The Christian theologian Jurgen Moltmann makes the point that we must look towards and place our hope in the future for this is what makes our faith relevant and meaningful in our world. Human beings experience history as a process of constant change. This can be unsettling but it can also be invigorating because it is in the hope for better things that we find the energy and the determination to keep trying. This drive to change is not something that should be rejected or ignored, for we are called not to live in the past but to live in the future with all that that promises. Our faith is that truth lies in the future, and this enables us to change the present. As we do this, so we move towards the future promise of what God intends for us and for the world.
In terms of the Christian faith our hope lies in the resurrection of Jesus. The Christian scriptures tell us that the earthly Jesus died and was then raised to new life and to heavenly glory by God. Our Christian hope is that similarly, we will become part of a new creation; that our world with all its suffering and evil will be transformed.

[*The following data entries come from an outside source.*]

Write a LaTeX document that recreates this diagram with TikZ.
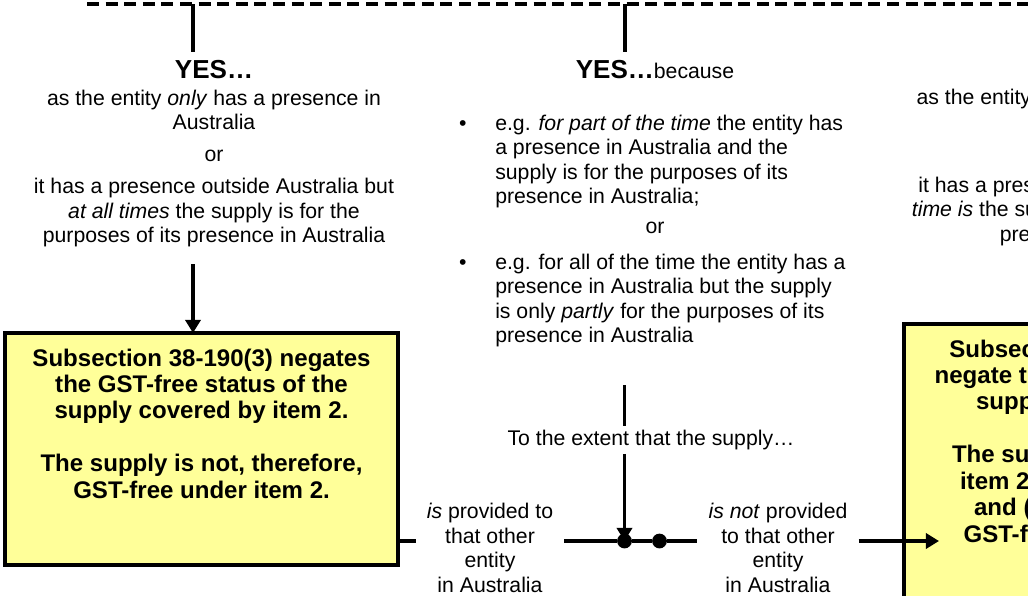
\documentclass[tikz,border=0pt]{standalone}
\usepackage{fontspec}
\setmainfont{Liberation Sans}
\usetikzlibrary{positioning, arrows.meta}
\definecolor{boxyellow}{RGB}{255,255,153}
\tikzstyle{qframe} = [rectangle, draw=black, line width=0.1cm, dash pattern=on 0.3cm off 0.165cm, outer sep=0]
\tikzstyle{body} = [inner sep=0, font=\fontsize{15.1}{17.4}\selectfont, align=center]
\tikzstyle{heading} = [inner sep=0, font=\fontsize{18.5}{20}\selectfont\bfseries]
\tikzstyle{gstbox} = [rectangle, draw=black, line width=0.11cm, fill=boxyellow, inner sep=0, outer sep=0, font=\fontsize{17.1}{18.8}\selectfont\bfseries]
\tikzstyle{extentlbl} = [body, outer xsep=0.28cm, outer ysep=0]
\tikzstyle{junction} = [circle, fill=black, inner sep=0, minimum size=0.37cm]
\tikzstyle{conn} = [line width=0.095cm]
\tikzstyle{arrow} = [line width=0.095cm, -{Triangle[length=0.33cm, width=0.38cm]}]

\begin{document}
\begin{tikzpicture}[x=0.025cm, y=-0.025cm]
\useasboundingbox (0,0) rectangle (1028,595);
\clip (0,0) rectangle (1028,595);
\node (qbox) [qframe, anchor=south west, minimum width=30cm, minimum height=3cm] at (87,4) {};

% left column
\coordinate (tL) at (193,52);
\coordinate (aLtop) at (193,264);
\node (yesL) [heading, anchor=base] at (214,78) {YES…};
\node (textL) [body, below=0.275cm of yesL] {as the entity \textit{only} has a presence in\\ Australia\\[0.19cm] or\\[0.19cm] it has a presence outside Australia but\\ \textit{at all times} the supply is for the\\ purposes of its presence in Australia};
\node (lbox) [gstbox, anchor=north west] at (5,333) {\parbox[t][5.8cm][t]{9.825cm}{\centering\vspace*{0.39cm}Subsection 38-190(3) negates\\ the GST-free status of the\\ supply covered by item 2.\\[18.8pt] The supply is not, therefore,\\ GST-free under item 2.}};
\draw [conn] (qbox.south -| tL) -- (tL);
\draw [arrow] (aLtop) -- (aLtop |- lbox.north);

% middle column
\coordinate (tM) at (625,52);
\coordinate (cM) at (624.5,385);
\node (yesM) [body, anchor=base] at (655,78) {{\fontsize{18.5}{20}\selectfont\bfseries YES…}because};
\node (ex1) [body, align=left, anchor=north west] at (495,114.6) {\llap{\textbullet\hspace{0.72cm}}e.g. \textit{for part of the time} the entity has\\ a presence in Australia and the\\ supply is for the purposes of its\\ presence in Australia;};
\node (orM) [body, anchor=base] at (655,233.5) {or};
\node (ex2) [body, align=left, anchor=north west] at (495,253.6) {\llap{\textbullet\hspace{0.72cm}}e.g. for all of the time the entity has a\\ presence in Australia but the supply\\ is only \textit{partly} for the purposes of its\\ presence in Australia};
\draw [conn] (qbox.south -| tM) -- (tM);

% junction
\node (extent) [body, outer ysep=0.1cm] at (651,440) {To the extent that the supply…};
\node (dotA) [junction] at (624.5,541) {};
\node (dotB) [junction] at (659.5,541) {};
\node (provL) [extentlbl, anchor=north] at (490,503.6) {\textit{is} provided to\\ that other\\ entity\\ in Australia};
\node (provR) [extentlbl, anchor=north] at (778,503.6) {\textit{is not} provided\\ to that other\\ entity\\ in Australia};
\coordinate (tipR) at (939,541);
\draw [conn] (cM) -- (cM |- extent.north);
\draw [arrow] (dotA |- extent.south) -- (dotA.center);
\draw [conn] (provL.east |- dotA) -- (dotA) -- (dotB) -- (provR.west |- dotB);
\draw [conn] (provL.west |- dotA) -- (lbox.east |- dotA);

% right column
\node (textR1) [body, anchor=base] at (1099,104) {as the entity does not have a presence};
\node (textR2) [body, anchor=north] at (1099,176.6) {it has a presence in Australia but \textit{at no}\\ \textit{time is} the supply for the purposes of its\\ presence in Australia};
\node (rbox) [gstbox, anchor=north west] at (904,324) {\parbox[t][7.5cm][t]{10.95cm}{\centering\vspace*{0.39cm}Subsection 38-190(3) does not\\ negate the GST-free status of the\\ supply covered by item 2.\\[18.8pt] The supply is GST-free (under\\ item 2) to the extent that it is\\ and (to that extent) is also\\ GST-free to that extent only.}};
\draw [arrow] (provR.east |- dotB) -- (tipR);
\end{tikzpicture}
\end{document}
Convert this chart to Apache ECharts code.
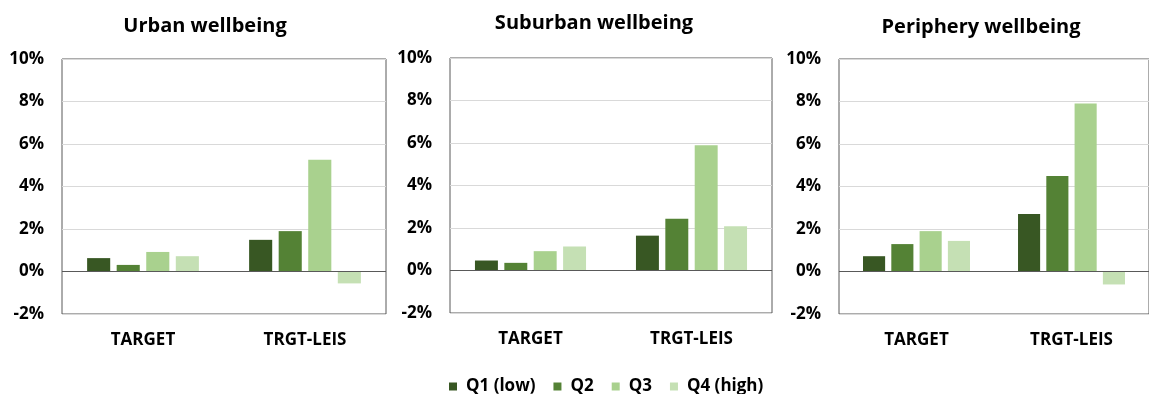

To finish I would like to leave you with an illustration I came across recently which expresses it in terms of music. The composer is responsible for creating the music, but the musician has to get to know it and play it before it is experienced. A piece of music is unknown until someone plays it and the musician becomes one of the ways in which the music is presented to and becomes active in the world. As the musician learns to perform the music more perfectly so he or she learns more about the music itself. The musician gets to know the music and in playing it, the music is passed on to others. In order to know God we have to participate in the life of God. As individuals and as a Church we have to learn to play the music and in playing it we get to know more about it and in the way we play it we can show others what it means. Only be imitating Christ in the way we live can we show the world the truth about God.